WHAT TO DO -> Only the pictures are omitted; repeat all other data exactly.

— Start of DATA —

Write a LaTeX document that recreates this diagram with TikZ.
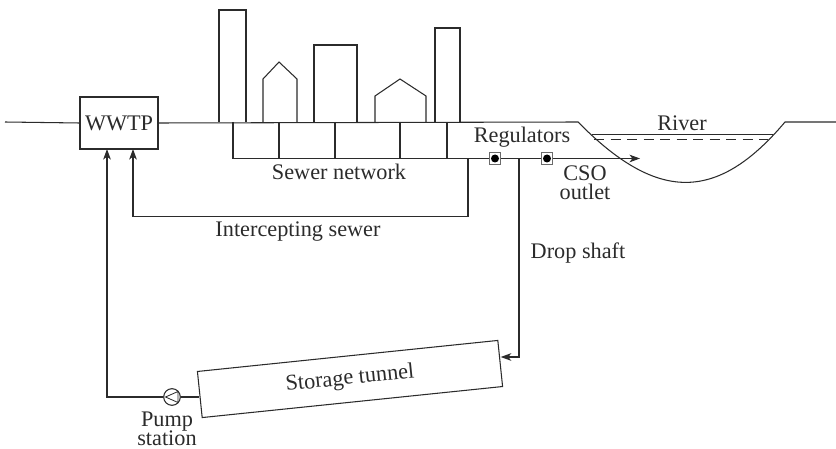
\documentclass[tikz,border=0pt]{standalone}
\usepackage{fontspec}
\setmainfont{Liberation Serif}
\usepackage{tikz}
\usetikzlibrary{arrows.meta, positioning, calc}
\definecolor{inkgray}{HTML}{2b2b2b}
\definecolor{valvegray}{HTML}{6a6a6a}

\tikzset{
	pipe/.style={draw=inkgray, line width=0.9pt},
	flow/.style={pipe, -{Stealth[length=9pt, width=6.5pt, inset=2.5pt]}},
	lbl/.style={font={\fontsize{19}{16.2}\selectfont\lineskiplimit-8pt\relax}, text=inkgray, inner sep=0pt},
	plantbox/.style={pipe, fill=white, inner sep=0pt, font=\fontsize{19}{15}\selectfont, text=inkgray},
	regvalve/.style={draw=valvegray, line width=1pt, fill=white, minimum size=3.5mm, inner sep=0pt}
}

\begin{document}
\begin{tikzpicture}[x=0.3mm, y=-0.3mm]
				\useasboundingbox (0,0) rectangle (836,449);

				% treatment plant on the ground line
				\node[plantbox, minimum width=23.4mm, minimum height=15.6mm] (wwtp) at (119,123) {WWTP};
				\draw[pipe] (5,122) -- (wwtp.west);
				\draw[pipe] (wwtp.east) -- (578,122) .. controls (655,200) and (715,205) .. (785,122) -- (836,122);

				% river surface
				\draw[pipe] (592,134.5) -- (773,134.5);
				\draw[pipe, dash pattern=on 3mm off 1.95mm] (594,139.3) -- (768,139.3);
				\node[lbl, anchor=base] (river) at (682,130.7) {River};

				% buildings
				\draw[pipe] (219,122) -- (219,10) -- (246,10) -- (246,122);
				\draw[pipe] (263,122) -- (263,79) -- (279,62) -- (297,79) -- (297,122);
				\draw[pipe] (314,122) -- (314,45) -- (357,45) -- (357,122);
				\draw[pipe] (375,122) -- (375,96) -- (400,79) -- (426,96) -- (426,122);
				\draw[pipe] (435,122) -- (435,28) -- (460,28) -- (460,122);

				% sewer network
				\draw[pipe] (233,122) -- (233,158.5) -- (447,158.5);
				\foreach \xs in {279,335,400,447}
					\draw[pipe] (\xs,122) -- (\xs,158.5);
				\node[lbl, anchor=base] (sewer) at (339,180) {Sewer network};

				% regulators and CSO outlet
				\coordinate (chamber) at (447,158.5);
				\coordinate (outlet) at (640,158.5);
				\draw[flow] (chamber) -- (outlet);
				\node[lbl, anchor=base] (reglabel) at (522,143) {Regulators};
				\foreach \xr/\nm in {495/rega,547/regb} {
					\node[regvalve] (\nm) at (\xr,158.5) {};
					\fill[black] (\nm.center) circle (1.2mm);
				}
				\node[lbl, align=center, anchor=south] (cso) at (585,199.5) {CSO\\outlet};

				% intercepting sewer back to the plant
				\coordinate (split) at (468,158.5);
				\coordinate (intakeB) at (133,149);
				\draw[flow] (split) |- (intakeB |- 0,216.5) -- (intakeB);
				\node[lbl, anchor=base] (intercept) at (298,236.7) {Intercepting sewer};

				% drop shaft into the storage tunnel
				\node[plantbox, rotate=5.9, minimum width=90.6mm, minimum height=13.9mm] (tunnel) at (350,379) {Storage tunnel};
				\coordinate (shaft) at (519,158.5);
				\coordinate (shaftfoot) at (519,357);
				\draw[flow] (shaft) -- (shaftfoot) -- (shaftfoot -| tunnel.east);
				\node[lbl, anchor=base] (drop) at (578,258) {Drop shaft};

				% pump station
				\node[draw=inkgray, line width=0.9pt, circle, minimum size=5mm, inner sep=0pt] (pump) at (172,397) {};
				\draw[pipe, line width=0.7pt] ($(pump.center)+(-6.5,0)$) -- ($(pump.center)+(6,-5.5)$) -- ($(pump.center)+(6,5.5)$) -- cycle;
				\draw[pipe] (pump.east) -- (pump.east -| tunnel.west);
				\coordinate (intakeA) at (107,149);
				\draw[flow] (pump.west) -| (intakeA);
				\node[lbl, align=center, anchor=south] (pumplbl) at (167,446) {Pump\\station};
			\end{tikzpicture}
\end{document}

— End of DATA —

CORRECT ANSWER ->
Write a LaTeX document that recreates this diagram with TikZ.
\documentclass[tikz,border=0pt]{standalone}
\usepackage{fontspec}
\setmainfont{Liberation Serif}
\usepackage{tikz}
\usetikzlibrary{arrows.meta, positioning, calc}
\definecolor{inkgray}{HTML}{2b2b2b}
\definecolor{valvegray}{HTML}{6a6a6a}

\tikzset{
	pipe/.style={draw=inkgray, line width=0.9pt},
	flow/.style={pipe, -{Stealth[length=9pt, width=6.5pt, inset=2.5pt]}},
	lbl/.style={font={\fontsize{19}{16.2}\selectfont\lineskiplimit-8pt\relax}, text=inkgray, inner sep=0pt},
	plantbox/.style={pipe, fill=white, inner sep=0pt, font=\fontsize{19}{15}\selectfont, text=inkgray},
	regvalve/.style={draw=valvegray, line width=1pt, fill=white, minimum size=3.5mm, inner sep=0pt}
}

\begin{document}
\begin{tikzpicture}[x=0.3mm, y=-0.3mm]
				\useasboundingbox (0,0) rectangle (836,449);

				% treatment plant on the ground line
				\node[plantbox, minimum width=23.4mm, minimum height=15.6mm] (wwtp) at (119,123) {WWTP};
				\draw[pipe] (5,122) -- (wwtp.west);
				\draw[pipe] (wwtp.east) -- (578,122) .. controls (655,200) and (715,205) .. (785,122) -- (836,122);

				% river surface
				\draw[pipe] (592,134.5) -- (773,134.5);
				\draw[pipe, dash pattern=on 3mm off 1.95mm] (594,139.3) -- (768,139.3);
				\node[lbl, anchor=base] (river) at (682,130.7) {River};

				% buildings
				\draw[pipe] (219,122) -- (219,10) -- (246,10) -- (246,122);
				\draw[pipe] (263,122) -- (263,79) -- (279,62) -- (297,79) -- (297,122);
				\draw[pipe] (314,122) -- (314,45) -- (357,45) -- (357,122);
				\draw[pipe] (375,122) -- (375,96) -- (400,79) -- (426,96) -- (426,122);
				\draw[pipe] (435,122) -- (435,28) -- (460,28) -- (460,122);

				% sewer network
				\draw[pipe] (233,122) -- (233,158.5) -- (447,158.5);
				\foreach \xs in {279,335,400,447}
					\draw[pipe] (\xs,122) -- (\xs,158.5);
				\node[lbl, anchor=base] (sewer) at (339,180) {Sewer network};

				% regulators and CSO outlet
				\coordinate (chamber) at (447,158.5);
				\coordinate (outlet) at (640,158.5);
				\draw[flow] (chamber) -- (outlet);
				\node[lbl, anchor=base] (reglabel) at (522,143) {Regulators};
				\foreach \xr/\nm in {495/rega,547/regb} {
					\node[regvalve] (\nm) at (\xr,158.5) {};
					\fill[black] (\nm.center) circle (1.2mm);
				}
				\node[lbl, align=center, anchor=south] (cso) at (585,199.5) {CSO\\outlet};

				% intercepting sewer back to the plant
				\coordinate (split) at (468,158.5);
				\coordinate (intakeB) at (133,149);
				\draw[flow] (split) |- (intakeB |- 0,216.5) -- (intakeB);
				\node[lbl, anchor=base] (intercept) at (298,236.7) {Intercepting sewer};

				% drop shaft into the storage tunnel
				\node[plantbox, rotate=5.9, minimum width=90.6mm, minimum height=13.9mm] (tunnel) at (350,379) {Storage tunnel};
				\coordinate (shaft) at (519,158.5);
				\coordinate (shaftfoot) at (519,357);
				\draw[flow] (shaft) -- (shaftfoot) -- (shaftfoot -| tunnel.east);
				\node[lbl, anchor=base] (drop) at (578,258) {Drop shaft};

				% pump station
				\node[draw=inkgray, line width=0.9pt, circle, minimum size=5mm, inner sep=0pt] (pump) at (172,397) {};
				\draw[pipe, line width=0.7pt] ($(pump.center)+(-6.5,0)$) -- ($(pump.center)+(6,-5.5)$) -- ($(pump.center)+(6,5.5)$) -- cycle;
				\draw[pipe] (pump.east) -- (pump.east -| tunnel.west);
				\coordinate (intakeA) at (107,149);
				\draw[flow] (pump.west) -| (intakeA);
				\node[lbl, align=center, anchor=south] (pumplbl) at (167,446) {Pump\\station};
			\end{tikzpicture}
\end{document}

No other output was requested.